Either way, I am going to keep my chips off the table for a couple of days.


Good Luck,


Mentatt (at) yahoo (dot) com


6 comments:

Anonymous said...

(From the bureaucrat):

As a professional trader like yourself, it might not be easy to see a paralysis geling amongst the public at large. I know that stocks are traded in large amounts by investment managers, and they move prices, but the average person, who is somewhat involved in owning all that stock, really is frozen. I am frozen. We have to wait for the election(s) to be over (not that it matters), and the idea of substantial amounts of our wealth being "imaginary" is a lot to digest. So, we freeze. We stop spending so much. We sell nothing (I haven't sold a stock this year at all), and we go into this "living coma" waiting for more news that everything is ok. The easy 5% of oil has been removed from our consumption, and now we face the very tough job of cutting the remaining 95%. Even the Titantic sat above the water a while before it quickly dived to its death below. This time it isn't market fundamentals. It is "shock psychology."

A Quaker in a Strange Land said...

I was speaking about the Oil futures market. The equity market is far stronger than I would have thought possible, given the shear volume of bad news. Often, when markets stop going down on bad news, that's your bottom.

Still, it is the end of summer, and the decision makers are scarce on the big Wall Street desks.

When in doubt, I try to do nothing as far as new positions, and keep reviewing the data as it comes in.

There are a lot of moving parts here.

That is not to say that I won't miss something. It is just that, at this moment, I don't feel I have an advantage and that I would be simply "flipping a coin".

I am going to wait until I have more info and data.

tweell said...

There is significant manipulation going on. Silver is way down, but I can't buy any for the spot price. ???
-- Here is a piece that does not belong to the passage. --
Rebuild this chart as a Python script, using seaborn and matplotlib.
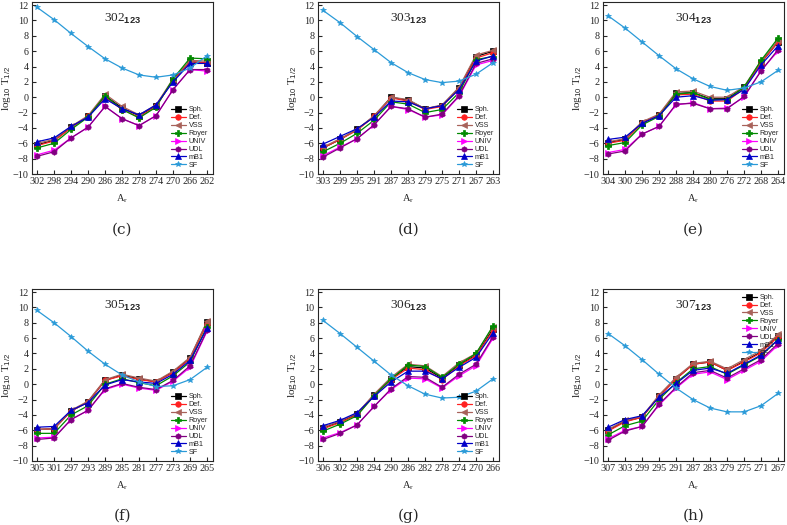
import numpy as np
import pandas as pd
import seaborn as sns
import matplotlib.pyplot as plt

models = ['Sph.', 'Def.', 'VSS', 'Royer', 'UNIV', 'UDL', 'mB1', 'SF']
colors = ['#000000', '#ff2020', '#a8625a', '#008a00', '#ff00ff', '#800080', '#0000c8', '#2a9ad8']
marks = ['s', 'o', '<', 'P', '>', 'h', '^', '*']

parents = [302, 303, 304, 305, 306, 307]
captions = ['(c)', '(d)', '(e)', '(f)', '(g)', '(h)']

# log10 T1/2 per model (A_r descending in steps of 4)
vals_302 = {
    'Sph.':  [-6.2, -5.6, -3.9, -2.5, 0.2, -1.4, -2.4, -1.1, 2.2, 4.6, 4.5],
    'Def.':  [-6.3, -5.7, -4.0, -2.5, 0.0, -1.6, -2.6, -1.2, 2.2, 4.6, 4.5],
    'VSS':   [-6.0, -5.5, -3.8, -2.4, 0.4, -1.2, -2.3, -1.0, 2.4, 4.8, 4.7],
    'Royer': [-6.6, -6.0, -4.2, -2.6, 0.2, -1.6, -2.7, -1.3, 2.4, 5.1, 5.0],
    'UNIV':  [-7.5, -6.9, -5.3, -3.9, -1.2, -2.8, -3.7, -2.4, 1.0, 3.6, 3.4],
    'UDL':   [-7.7, -7.1, -5.3, -3.9, -1.2, -2.8, -3.7, -2.4, 1.0, 3.6, 3.6],
    'mB1':   [-5.8, -5.3, -3.8, -2.6, -0.2, -1.5, -2.3, -1.0, 2.0, 4.4, 4.4],
    'SF':    [11.7, 10.1, 8.3, 6.6, 5.0, 3.8, 2.9, 2.6, 2.9, 3.8, 5.4],
}
vals_303 = {
    'Sph.':  [-6.6, -5.5, -4.2, -2.5, 0.0, -0.4, -1.5, -1.1, 1.2, 5.3, 6.0],
    'Def.':  [-6.6, -5.5, -4.3, -2.5, -0.1, -0.5, -1.6, -1.2, 1.1, 5.1, 5.8],
    'VSS':   [-6.5, -5.4, -4.2, -2.4, 0.0, -0.3, -1.5, -1.0, 1.3, 5.5, 6.1],
    'Royer': [-7.1, -6.0, -4.7, -3.0, -0.6, -0.9, -2.0, -1.6, 0.6, 4.9, 5.3],
    'UNIV':  [-7.6, -6.5, -5.4, -3.6, -1.2, -1.6, -2.6, -2.3, 0.1, 4.2, 4.8],
    'UDL':   [-7.8, -6.6, -5.4, -3.6, -1.2, -1.5, -2.6, -2.2, 0.2, 4.4, 5.0],
    'mB1':   [-6.1, -5.1, -4.1, -2.6, -0.5, -0.6, -1.5, -1.1, 1.0, 4.7, 5.4],
    'SF':    [11.3, 9.7, 7.9, 6.2, 4.5, 3.2, 2.3, 1.9, 2.1, 3.0, 4.5],
}
vals_304 = {
    'Sph.':  [-5.9, -5.5, -3.3, -2.3, 0.5, 0.6, -0.2, -0.2, 1.3, 4.5, 7.2],
    'Def.':  [-6.0, -5.6, -3.4, -2.3, 0.3, 0.4, -0.5, -0.5, 1.1, 4.5, 7.2],
    'VSS':   [-5.8, -5.4, -3.2, -2.2, 0.7, 0.8, 0.0, 0.0, 1.4, 4.7, 7.4],
    'Royer': [-6.3, -5.9, -3.6, -2.5, 0.4, 0.6, -0.3, -0.3, 1.3, 4.8, 7.7],
    'UNIV':  [-7.2, -6.8, -4.8, -3.8, -1.0, -0.7, -1.5, -1.4, 0.0, 3.5, 6.0],
    'UDL':   [-7.4, -7.0, -4.8, -3.8, -0.9, -0.8, -1.5, -1.5, 0.1, 3.4, 6.2],
    'mB1':   [-5.5, -5.2, -3.4, -2.4, 0.0, 0.2, -0.4, -0.3, 1.0, 4.2, 6.7],
    'SF':    [10.6, 9.0, 7.2, 5.4, 3.7, 2.4, 1.4, 0.9, 1.2, 2.0, 3.5],
}
vals_305 = {
    'Sph.':  [-5.9, -5.8, -3.5, -2.3, 0.5, 1.2, 0.7, 0.3, 1.6, 3.4, 8.1],
    'Def.':  [-5.9, -5.8, -3.5, -2.3, 0.5, 1.1, 0.6, 0.3, 1.5, 3.3, 7.9],
    'VSS':   [-5.9, -5.8, -3.4, -2.2, 0.6, 1.3, 0.8, 0.4, 1.7, 3.5, 8.2],
    'Royer': [-6.4, -6.4, -4.0, -2.8, 0.0, 0.7, 0.2, -0.2, 1.1, 2.9, 7.5],
    'UNIV':  [-7.0, -6.9, -4.6, -3.4, -0.7, 0.0, -0.5, -0.8, 0.4, 2.2, 6.9],
    'UDL':   [-7.2, -7.0, -4.6, -3.4, -0.6, 0.1, -0.4, -0.7, 0.5, 2.4, 7.0],
    'mB1':   [-5.6, -5.5, -3.4, -2.4, -0.1, 0.6, 0.3, 0.1, 1.3, 3.1, 7.3],
    'SF':    [9.6, 8.0, 6.2, 4.3, 2.6, 1.2, 0.3, -0.3, -0.2, 0.6, 2.2],
}
vals_306 = {
    'Sph.':  [-5.7, -4.9, -3.9, -1.4, 0.7, 2.3, 2.1, 0.8, 2.5, 3.8, 7.2],
    'Def.':  [-5.8, -5.0, -4.0, -1.5, 0.6, 2.1, 1.9, 0.6, 2.4, 3.7, 7.0],
    'VSS':   [-5.6, -4.8, -3.8, -1.3, 0.9, 2.6, 2.4, 1.0, 2.8, 4.0, 7.5],
    'Royer': [-6.1, -5.2, -4.1, -1.5, 0.7, 2.5, 2.3, 0.9, 2.6, 4.0, 7.6],
    'UNIV':  [-7.0, -6.3, -5.3, -2.9, -0.7, 0.8, 0.7, -0.5, 1.1, 2.4, 6.0],
    'UDL':   [-7.2, -6.4, -5.3, -2.9, -0.6, 1.0, 0.9, -0.4, 1.3, 2.6, 6.2],
    'mB1':   [-5.4, -4.7, -3.7, -1.6, 0.3, 1.7, 1.7, 0.7, 2.2, 3.5, 6.7],
    'SF':    [8.3, 6.6, 4.8, 3.0, 1.2, -0.2, -1.3, -1.8, -1.7, -0.9, 0.7],
}
vals_307 = {
    'Sph.':  [-6.0, -4.8, -4.3, -1.5, 0.7, 2.6, 2.9, 1.8, 3.0, 4.2, 6.3],
    'Def.':  [-6.1, -4.9, -4.3, -1.6, 0.7, 2.6, 2.9, 1.8, 2.9, 4.1, 6.2],
    'VSS':   [-5.9, -4.7, -4.2, -1.4, 0.9, 2.7, 3.0, 2.0, 3.2, 4.4, 6.5],
    'Royer': [-6.6, -5.4, -4.8, -2.0, 0.2, 2.0, 2.3, 1.3, 2.5, 3.7, 5.8],
    'UNIV':  [-7.1, -6.0, -5.5, -2.7, -0.5, 1.3, 1.6, 0.6, 1.8, 3.0, 5.1],
    'UDL':   [-7.3, -6.1, -5.5, -2.6, -0.4, 1.5, 1.8, 0.8, 2.0, 3.2, 5.3],
    'mB1':   [-5.6, -4.6, -4.1, -1.7, 0.1, 1.8, 2.1, 1.4, 2.6, 3.8, 5.8],
    'SF':    [6.6, 5.0, 3.2, 1.3, -0.5, -2.0, -3.1, -3.6, -3.6, -2.8, -1.2],
}
all_vals = [vals_302, vals_303, vals_304, vals_305, vals_306, vals_307]

sns.set_style('ticks')
plt.rcParams['font.family'] = ['Liberation Serif', 'DejaVu Serif']
plt.rcParams['mathtext.fontset'] = 'custom'
plt.rcParams['mathtext.rm'] = 'Liberation Sans'
plt.rcParams['mathtext.bf'] = 'Liberation Sans:bold'

fig = plt.figure(figsize=(7.87, 5.25), dpi=100)
W, H = 787, 525
lefts = [32, 318, 603]
tops = [2, 289]
aw, ah = 181, 172

pal = dict(zip(models, colors))
mk = dict(zip(models, marks))

for k, (par, vals) in enumerate(zip(parents, all_vals)):
    r, c = divmod(k, 3)
    ax = fig.add_axes([lefts[c] / W, 1 - (tops[r] + ah) / H, aw / W, ah / H])
    ar = [par - 4 * i for i in range(11)]
    df = pd.DataFrame([(m, a, v) for m in models for a, v in zip(ar, vals[m])],
                      columns=['model', 'Ar', 'logT'])
    sns.lineplot(data=df, x='Ar', y='logT', hue='model', style='model',
                 palette=pal, markers=mk, dashes=False, markersize=4,
                 linewidth=0.9, ax=ax, legend=True)
    for ln in ax.lines:
        ln.set_markeredgecolor(ln.get_color())
        ln.set_markeredgewidth(0.5)
    ax.set_xticks(ar)
    ax.set_xlim(par + 1.2, ar[-1] - 1.4)
    ax.set_ylim(-10, 12.4)
    ax.set_yticks(range(-10, 13, 2))
    ax.tick_params(direction='in', length=3, labelsize=7.3, width=0.8, pad=2.5)
    for s in ax.spines.values():
        s.set_linewidth(0.8)
    ax.set_xlabel(r'A$_\mathregular{r}$', fontsize=7.5, labelpad=4)
    ax.set_ylabel(r'log$_{10}$ T$_{1/2}$', fontsize=8, labelpad=0)
    ax.text(0.5, 0.9, r'$\mathregular{%d}_{\mathbf{123}}$' % par,
            transform=ax.transAxes, ha='center', va='center', fontsize=9.5)
    loc = 'upper right' if par == 307 else 'lower right'
    leg = ax.legend(loc=loc, frameon=False, handlelength=2.2,
                    labelspacing=0.12, handletextpad=0.3, borderaxespad=0.3,
                    prop={'family': 'Liberation Sans', 'size': 5.2})
    for h in leg.legend_handles:
        h.set_markeredgecolor(h.get_color())
        h.set_markersize(4)
        h.set_linestyle('-')
        h.set_linewidth(0.9)
    cy = tops[r] + ah + (56 if r == 0 else 55)
    fig.text((lefts[c] + aw / 2) / W, 1 - cy / H, captions[k],
             ha='center', va='center', fontsize=11, family='DejaVu Serif')

fig.savefig('out.png', dpi=100)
A Quaker in a Strange Land said...

I don't believe there is any manipulation in the Silver market WHATSOEVER. Buy a front month futures contract, when it expires, ask for delivery. Your 5000 ounces will be at your doorstep the next day.

The fact that it is hard to buy several ounces or to 1000 ounces does not mean that the folks that consume millions of ounces, electronics and jewelry are having difficulty procuring the stuff.
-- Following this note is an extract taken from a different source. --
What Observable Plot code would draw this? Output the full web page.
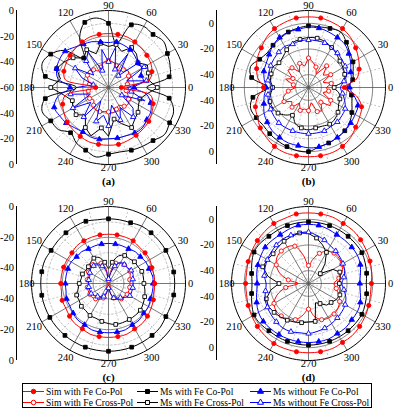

Don't fall for that shit from the Gold and Silver folks. When the metals are heading up, all is right with the world; when they decline in price, it is the big bad government/corporations/boogeyman of the day.

BTW, by way of disclosure. I own no commodity Oil. I have over 20% of my assets in Silver and Gold. You gotta buy stuff when it gets killed. Even if you already owned it and you hate it. That is how markets work.

Good Luck!

Anonymous said...

What is it with these conspiracy nuts? Everyone knows the markets are FREE and INDEPENDENT. The Government is watching out for the slightest hint of manipulation and the SEC comes down hard on all those miscreants who 'cross the line'.

I can't think of a SINGLE INSTANCE where the U.S. Government lied about such important things as the functioning of the FREE MARKET.

Anyone who thinks there is manipulation in the FREE MARKET must not be playing with a full deck.

Nuts like that probably believe the CIA smuggled cocaine into L.A., and spies on American Citizens in their homes!

Anonymous said...

Well, let's not go overboard. The Bush Administration sued the states to prevent them from getting involved in the subprime mortgage thing until it was too late. There are some higher-ups in government that will use their soft power (and restraining govt. employees who enforce laws twisted by creep businessmen is soft power -- the easiest way is just not hiring any department employees at all). So is there manipulation? Yes, I think there has been on that front. But in a multi-billion dollar worldwide market for anything? I doubt it.